TASK TO CARRY OUT:
Output the material exactly, but drop every image it holds.

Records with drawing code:

===============

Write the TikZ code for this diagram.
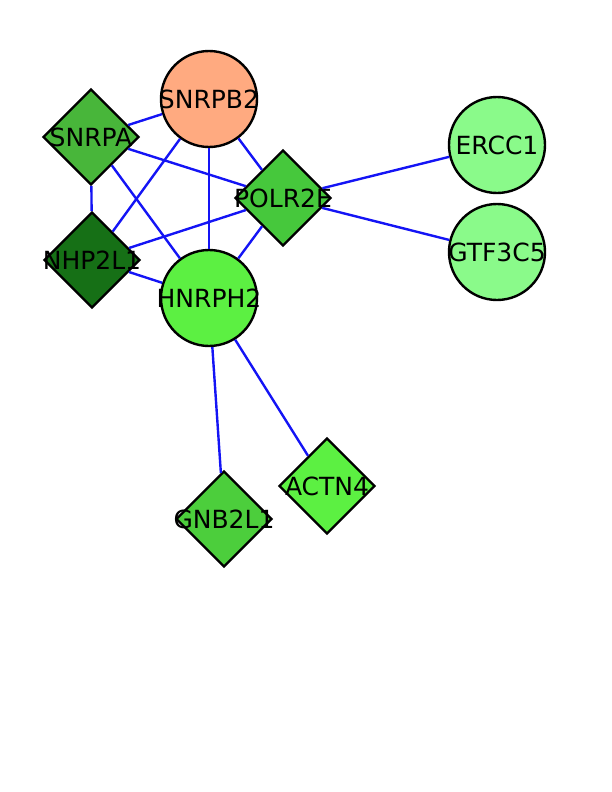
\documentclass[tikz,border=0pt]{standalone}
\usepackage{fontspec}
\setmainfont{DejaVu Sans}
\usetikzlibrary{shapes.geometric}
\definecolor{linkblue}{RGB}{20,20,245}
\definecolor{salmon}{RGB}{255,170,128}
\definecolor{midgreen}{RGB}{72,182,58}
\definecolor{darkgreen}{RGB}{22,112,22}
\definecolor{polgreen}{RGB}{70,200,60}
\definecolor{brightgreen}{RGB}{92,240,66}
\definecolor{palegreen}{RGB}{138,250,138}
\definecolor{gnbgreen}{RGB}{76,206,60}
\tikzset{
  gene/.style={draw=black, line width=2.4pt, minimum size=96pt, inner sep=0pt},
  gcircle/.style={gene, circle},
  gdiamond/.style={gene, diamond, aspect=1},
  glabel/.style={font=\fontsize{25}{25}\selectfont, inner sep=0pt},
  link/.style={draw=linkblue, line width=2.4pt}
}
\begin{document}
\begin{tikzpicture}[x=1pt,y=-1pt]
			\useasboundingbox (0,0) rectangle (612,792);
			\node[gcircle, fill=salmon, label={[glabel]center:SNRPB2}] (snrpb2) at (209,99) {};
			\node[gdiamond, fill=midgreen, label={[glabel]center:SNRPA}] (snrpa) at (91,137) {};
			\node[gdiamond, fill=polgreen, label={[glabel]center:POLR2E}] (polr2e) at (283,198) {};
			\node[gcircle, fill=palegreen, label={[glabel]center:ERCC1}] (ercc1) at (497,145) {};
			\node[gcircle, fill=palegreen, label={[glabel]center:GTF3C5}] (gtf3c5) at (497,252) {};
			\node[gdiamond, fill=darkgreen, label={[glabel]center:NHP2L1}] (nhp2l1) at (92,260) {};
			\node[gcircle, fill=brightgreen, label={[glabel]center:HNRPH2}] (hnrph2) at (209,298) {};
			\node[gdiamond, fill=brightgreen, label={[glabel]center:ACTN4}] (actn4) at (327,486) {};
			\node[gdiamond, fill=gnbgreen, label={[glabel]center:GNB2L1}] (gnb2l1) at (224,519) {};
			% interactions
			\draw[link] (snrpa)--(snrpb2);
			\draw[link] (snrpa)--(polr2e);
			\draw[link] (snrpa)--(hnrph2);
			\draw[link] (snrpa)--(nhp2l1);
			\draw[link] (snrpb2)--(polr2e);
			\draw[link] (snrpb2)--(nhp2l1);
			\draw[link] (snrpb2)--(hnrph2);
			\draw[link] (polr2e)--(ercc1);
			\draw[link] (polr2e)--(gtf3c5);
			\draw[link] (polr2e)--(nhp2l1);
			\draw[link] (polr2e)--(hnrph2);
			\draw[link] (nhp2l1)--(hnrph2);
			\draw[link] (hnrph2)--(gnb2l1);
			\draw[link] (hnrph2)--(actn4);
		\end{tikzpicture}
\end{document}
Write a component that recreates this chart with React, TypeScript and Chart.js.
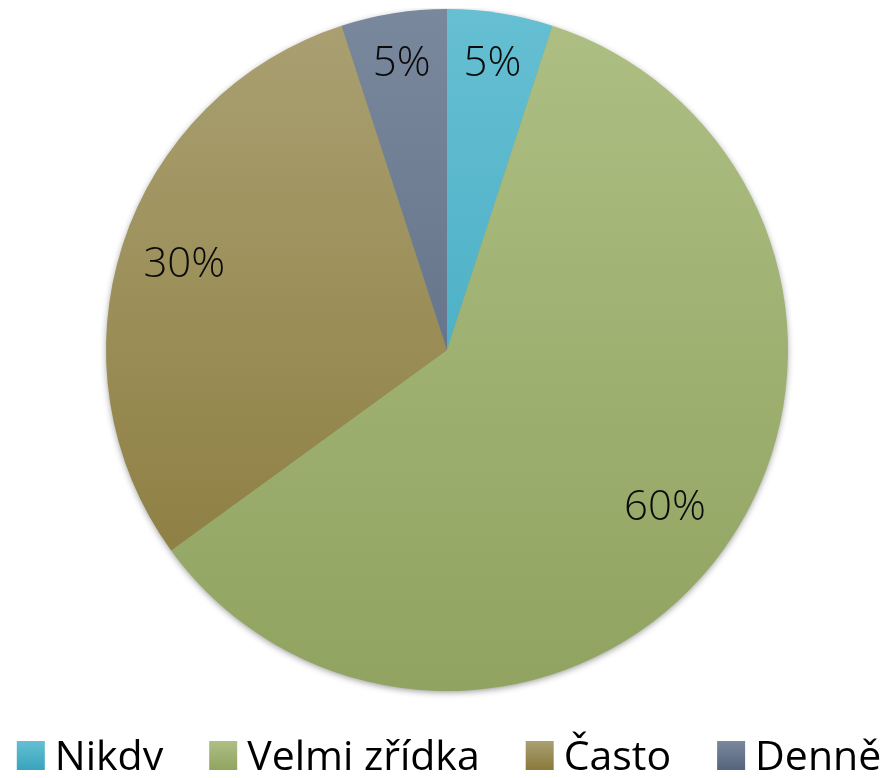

===============

ANSWER TO THIS PROBLEM:
Write the TikZ code for this diagram.
\documentclass[tikz,border=0pt]{standalone}
\usepackage{fontspec}
\setmainfont{DejaVu Sans}
\usetikzlibrary{shapes.geometric}
\definecolor{linkblue}{RGB}{20,20,245}
\definecolor{salmon}{RGB}{255,170,128}
\definecolor{midgreen}{RGB}{72,182,58}
\definecolor{darkgreen}{RGB}{22,112,22}
\definecolor{polgreen}{RGB}{70,200,60}
\definecolor{brightgreen}{RGB}{92,240,66}
\definecolor{palegreen}{RGB}{138,250,138}
\definecolor{gnbgreen}{RGB}{76,206,60}
\tikzset{
  gene/.style={draw=black, line width=2.4pt, minimum size=96pt, inner sep=0pt},
  gcircle/.style={gene, circle},
  gdiamond/.style={gene, diamond, aspect=1},
  glabel/.style={font=\fontsize{25}{25}\selectfont, inner sep=0pt},
  link/.style={draw=linkblue, line width=2.4pt}
}
\begin{document}
\begin{tikzpicture}[x=1pt,y=-1pt]
			\useasboundingbox (0,0) rectangle (612,792);
			\node[gcircle, fill=salmon, label={[glabel]center:SNRPB2}] (snrpb2) at (209,99) {};
			\node[gdiamond, fill=midgreen, label={[glabel]center:SNRPA}] (snrpa) at (91,137) {};
			\node[gdiamond, fill=polgreen, label={[glabel]center:POLR2E}] (polr2e) at (283,198) {};
			\node[gcircle, fill=palegreen, label={[glabel]center:ERCC1}] (ercc1) at (497,145) {};
			\node[gcircle, fill=palegreen, label={[glabel]center:GTF3C5}] (gtf3c5) at (497,252) {};
			\node[gdiamond, fill=darkgreen, label={[glabel]center:NHP2L1}] (nhp2l1) at (92,260) {};
			\node[gcircle, fill=brightgreen, label={[glabel]center:HNRPH2}] (hnrph2) at (209,298) {};
			\node[gdiamond, fill=brightgreen, label={[glabel]center:ACTN4}] (actn4) at (327,486) {};
			\node[gdiamond, fill=gnbgreen, label={[glabel]center:GNB2L1}] (gnb2l1) at (224,519) {};
			% interactions
			\draw[link] (snrpa)--(snrpb2);
			\draw[link] (snrpa)--(polr2e);
			\draw[link] (snrpa)--(hnrph2);
			\draw[link] (snrpa)--(nhp2l1);
			\draw[link] (snrpb2)--(polr2e);
			\draw[link] (snrpb2)--(nhp2l1);
			\draw[link] (snrpb2)--(hnrph2);
			\draw[link] (polr2e)--(ercc1);
			\draw[link] (polr2e)--(gtf3c5);
			\draw[link] (polr2e)--(nhp2l1);
			\draw[link] (polr2e)--(hnrph2);
			\draw[link] (nhp2l1)--(hnrph2);
			\draw[link] (hnrph2)--(gnb2l1);
			\draw[link] (hnrph2)--(actn4);
		\end{tikzpicture}
\end{document}
Write a component that recreates this chart with React, TypeScript and Chart.js.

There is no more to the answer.